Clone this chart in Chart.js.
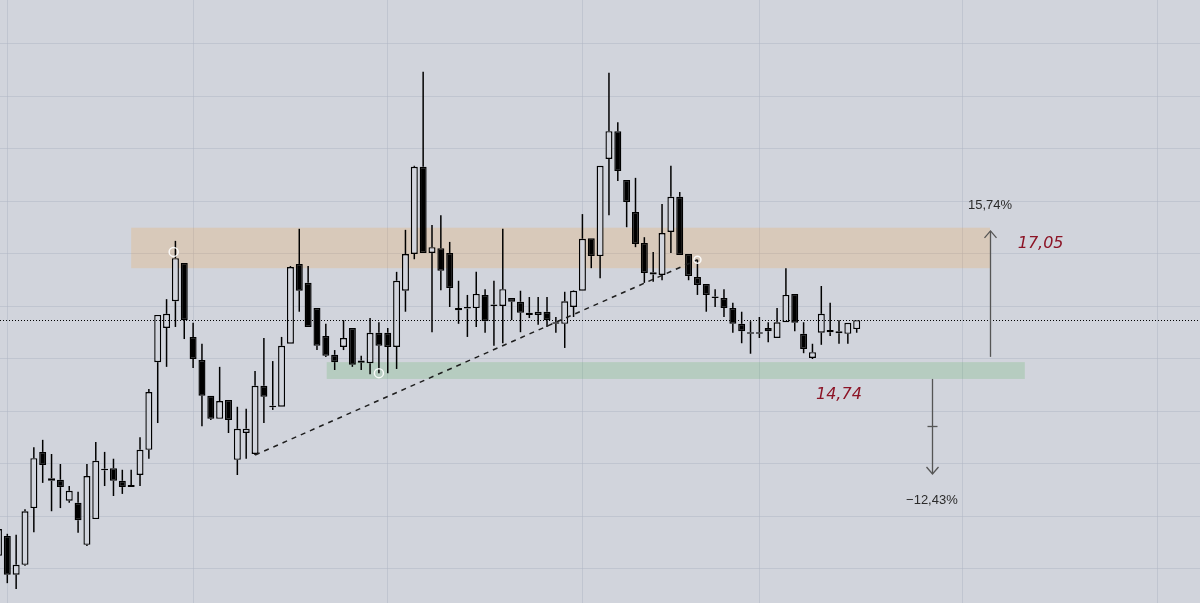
+ + +
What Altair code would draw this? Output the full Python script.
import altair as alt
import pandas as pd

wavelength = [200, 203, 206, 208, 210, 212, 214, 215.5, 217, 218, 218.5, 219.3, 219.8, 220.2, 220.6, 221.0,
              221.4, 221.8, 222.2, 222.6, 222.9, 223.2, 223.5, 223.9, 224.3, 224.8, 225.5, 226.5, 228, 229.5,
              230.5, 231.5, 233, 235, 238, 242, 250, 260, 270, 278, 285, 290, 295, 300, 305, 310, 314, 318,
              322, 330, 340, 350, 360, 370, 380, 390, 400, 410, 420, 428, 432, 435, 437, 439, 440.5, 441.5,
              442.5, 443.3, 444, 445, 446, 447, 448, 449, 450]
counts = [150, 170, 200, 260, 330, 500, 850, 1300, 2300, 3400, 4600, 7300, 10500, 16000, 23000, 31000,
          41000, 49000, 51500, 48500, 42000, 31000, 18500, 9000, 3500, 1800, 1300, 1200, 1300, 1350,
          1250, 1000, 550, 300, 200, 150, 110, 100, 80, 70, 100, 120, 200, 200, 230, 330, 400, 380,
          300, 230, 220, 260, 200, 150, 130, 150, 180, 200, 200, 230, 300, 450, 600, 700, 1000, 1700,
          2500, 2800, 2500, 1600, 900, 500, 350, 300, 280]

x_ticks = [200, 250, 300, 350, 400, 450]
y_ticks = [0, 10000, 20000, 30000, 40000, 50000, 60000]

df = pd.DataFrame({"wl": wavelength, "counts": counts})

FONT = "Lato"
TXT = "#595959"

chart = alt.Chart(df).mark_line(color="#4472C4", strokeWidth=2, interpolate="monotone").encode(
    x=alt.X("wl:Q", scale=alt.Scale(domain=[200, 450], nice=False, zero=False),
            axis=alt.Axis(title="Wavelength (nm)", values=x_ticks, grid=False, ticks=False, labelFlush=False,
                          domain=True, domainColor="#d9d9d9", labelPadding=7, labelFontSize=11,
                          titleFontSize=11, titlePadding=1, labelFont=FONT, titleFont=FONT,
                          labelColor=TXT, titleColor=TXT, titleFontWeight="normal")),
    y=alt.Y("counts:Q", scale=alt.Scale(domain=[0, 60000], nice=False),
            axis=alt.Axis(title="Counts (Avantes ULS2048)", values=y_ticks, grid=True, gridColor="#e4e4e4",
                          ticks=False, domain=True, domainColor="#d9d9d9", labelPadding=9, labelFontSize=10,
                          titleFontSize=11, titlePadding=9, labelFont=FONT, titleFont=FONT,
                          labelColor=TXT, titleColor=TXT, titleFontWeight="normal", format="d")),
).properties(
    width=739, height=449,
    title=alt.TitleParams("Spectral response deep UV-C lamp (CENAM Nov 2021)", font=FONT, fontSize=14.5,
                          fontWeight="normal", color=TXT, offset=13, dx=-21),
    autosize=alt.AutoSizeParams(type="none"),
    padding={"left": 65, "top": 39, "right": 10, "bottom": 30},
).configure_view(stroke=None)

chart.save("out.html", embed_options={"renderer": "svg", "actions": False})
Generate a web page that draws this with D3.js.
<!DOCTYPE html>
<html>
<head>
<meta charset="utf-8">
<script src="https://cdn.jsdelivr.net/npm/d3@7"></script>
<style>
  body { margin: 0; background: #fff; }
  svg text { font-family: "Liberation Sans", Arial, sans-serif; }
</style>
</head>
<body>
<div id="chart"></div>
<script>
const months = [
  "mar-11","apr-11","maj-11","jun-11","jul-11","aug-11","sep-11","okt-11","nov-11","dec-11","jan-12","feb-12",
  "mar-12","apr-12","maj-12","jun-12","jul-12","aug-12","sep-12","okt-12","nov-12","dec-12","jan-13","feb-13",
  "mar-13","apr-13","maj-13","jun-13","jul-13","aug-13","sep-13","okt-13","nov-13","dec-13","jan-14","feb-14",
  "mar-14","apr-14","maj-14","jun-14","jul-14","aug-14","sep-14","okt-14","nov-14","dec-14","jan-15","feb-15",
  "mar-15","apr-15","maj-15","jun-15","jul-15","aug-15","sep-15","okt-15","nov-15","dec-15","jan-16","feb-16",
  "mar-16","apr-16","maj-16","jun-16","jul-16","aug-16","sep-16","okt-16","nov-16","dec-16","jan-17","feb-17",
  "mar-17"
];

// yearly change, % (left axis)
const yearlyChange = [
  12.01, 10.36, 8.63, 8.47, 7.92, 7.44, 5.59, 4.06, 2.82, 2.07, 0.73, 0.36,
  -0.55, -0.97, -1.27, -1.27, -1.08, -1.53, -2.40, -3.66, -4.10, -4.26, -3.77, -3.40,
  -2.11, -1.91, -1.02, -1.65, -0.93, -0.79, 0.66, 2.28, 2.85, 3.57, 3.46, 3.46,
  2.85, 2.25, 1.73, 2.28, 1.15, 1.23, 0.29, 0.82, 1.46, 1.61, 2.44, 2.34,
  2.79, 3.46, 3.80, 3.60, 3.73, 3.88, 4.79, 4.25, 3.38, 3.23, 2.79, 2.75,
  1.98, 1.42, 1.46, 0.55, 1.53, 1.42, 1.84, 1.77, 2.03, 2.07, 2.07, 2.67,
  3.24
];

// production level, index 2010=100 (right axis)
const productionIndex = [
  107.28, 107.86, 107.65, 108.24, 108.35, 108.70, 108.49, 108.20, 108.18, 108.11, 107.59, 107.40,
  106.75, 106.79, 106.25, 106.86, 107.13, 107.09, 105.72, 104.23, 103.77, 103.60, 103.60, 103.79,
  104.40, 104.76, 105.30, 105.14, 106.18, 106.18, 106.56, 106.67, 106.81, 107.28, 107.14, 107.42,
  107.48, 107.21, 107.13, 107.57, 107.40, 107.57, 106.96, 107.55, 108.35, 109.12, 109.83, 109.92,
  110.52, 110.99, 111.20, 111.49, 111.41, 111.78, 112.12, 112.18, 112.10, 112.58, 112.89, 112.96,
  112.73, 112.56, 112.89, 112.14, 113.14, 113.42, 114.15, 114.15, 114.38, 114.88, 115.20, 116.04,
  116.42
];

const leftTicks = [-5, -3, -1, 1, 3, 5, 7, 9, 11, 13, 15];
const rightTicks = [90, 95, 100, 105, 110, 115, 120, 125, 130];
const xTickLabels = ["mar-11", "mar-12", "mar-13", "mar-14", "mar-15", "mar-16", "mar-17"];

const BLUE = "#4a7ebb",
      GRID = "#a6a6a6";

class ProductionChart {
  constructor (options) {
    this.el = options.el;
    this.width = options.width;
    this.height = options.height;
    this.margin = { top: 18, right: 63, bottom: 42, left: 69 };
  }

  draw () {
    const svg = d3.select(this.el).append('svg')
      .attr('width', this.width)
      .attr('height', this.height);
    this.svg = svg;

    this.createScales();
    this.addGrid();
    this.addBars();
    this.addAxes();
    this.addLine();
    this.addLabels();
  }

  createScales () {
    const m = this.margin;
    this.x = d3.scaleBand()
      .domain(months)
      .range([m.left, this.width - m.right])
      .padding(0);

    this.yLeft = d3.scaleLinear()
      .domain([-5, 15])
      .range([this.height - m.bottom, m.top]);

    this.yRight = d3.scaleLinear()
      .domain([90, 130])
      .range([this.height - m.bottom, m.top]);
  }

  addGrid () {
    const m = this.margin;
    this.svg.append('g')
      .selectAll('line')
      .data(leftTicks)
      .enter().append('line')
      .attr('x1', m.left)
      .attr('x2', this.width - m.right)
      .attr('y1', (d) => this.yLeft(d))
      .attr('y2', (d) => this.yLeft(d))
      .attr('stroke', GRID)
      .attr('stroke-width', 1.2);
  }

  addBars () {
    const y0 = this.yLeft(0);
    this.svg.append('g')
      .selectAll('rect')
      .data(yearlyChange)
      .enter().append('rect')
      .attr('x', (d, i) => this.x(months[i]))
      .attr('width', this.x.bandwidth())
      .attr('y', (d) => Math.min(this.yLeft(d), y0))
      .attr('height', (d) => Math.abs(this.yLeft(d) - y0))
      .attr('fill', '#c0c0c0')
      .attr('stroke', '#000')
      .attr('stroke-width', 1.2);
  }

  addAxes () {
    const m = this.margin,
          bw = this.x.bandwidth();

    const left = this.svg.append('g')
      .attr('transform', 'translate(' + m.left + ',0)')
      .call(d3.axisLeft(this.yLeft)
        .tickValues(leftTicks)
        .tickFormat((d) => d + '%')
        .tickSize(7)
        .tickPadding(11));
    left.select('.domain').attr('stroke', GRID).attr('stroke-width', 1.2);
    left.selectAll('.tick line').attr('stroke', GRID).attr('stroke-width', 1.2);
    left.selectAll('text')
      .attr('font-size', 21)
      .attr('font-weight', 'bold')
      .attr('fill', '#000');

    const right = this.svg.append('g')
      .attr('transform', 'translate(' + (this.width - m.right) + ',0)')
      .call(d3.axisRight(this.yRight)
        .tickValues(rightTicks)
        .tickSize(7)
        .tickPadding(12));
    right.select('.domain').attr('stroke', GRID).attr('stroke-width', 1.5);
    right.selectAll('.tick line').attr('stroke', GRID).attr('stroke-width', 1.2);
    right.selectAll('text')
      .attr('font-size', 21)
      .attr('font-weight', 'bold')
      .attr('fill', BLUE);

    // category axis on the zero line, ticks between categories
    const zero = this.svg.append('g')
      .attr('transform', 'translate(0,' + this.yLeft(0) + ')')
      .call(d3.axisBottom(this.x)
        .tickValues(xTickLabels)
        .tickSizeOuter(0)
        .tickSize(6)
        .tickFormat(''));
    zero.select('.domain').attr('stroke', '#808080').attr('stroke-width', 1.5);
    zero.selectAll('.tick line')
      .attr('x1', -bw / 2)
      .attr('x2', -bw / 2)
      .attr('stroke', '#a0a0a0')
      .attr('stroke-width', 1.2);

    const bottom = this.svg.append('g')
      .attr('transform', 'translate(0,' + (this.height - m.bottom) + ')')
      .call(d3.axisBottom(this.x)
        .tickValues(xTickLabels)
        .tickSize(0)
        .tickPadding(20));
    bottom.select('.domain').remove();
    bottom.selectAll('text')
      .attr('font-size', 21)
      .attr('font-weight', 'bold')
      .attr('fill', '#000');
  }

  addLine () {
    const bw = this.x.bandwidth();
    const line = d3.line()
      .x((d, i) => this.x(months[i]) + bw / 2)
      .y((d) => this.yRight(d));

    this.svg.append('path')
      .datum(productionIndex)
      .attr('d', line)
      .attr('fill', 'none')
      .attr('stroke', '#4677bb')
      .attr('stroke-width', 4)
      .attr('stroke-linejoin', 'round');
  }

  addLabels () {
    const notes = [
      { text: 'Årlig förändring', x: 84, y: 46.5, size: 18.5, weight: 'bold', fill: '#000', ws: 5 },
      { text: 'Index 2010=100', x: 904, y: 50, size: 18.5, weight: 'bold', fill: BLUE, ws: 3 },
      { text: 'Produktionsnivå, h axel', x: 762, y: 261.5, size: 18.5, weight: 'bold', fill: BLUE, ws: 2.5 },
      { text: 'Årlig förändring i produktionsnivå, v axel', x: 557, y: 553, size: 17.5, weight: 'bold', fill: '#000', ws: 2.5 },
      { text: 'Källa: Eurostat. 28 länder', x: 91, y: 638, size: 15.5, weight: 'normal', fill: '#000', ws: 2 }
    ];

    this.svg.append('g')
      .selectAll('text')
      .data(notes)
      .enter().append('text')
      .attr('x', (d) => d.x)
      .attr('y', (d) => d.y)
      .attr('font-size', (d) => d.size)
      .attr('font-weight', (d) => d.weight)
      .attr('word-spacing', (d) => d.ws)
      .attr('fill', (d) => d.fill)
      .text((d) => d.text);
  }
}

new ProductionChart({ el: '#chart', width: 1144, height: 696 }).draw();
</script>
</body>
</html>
+ + +
= TASK BRIEF =
Quote the listing above, but only from the line that shows "What Altair code" through the line that shows "import pandas as pd".

= CORRECT ANSWER =
What Altair code would draw this? Output the full Python script.
import altair as alt
import pandas as pd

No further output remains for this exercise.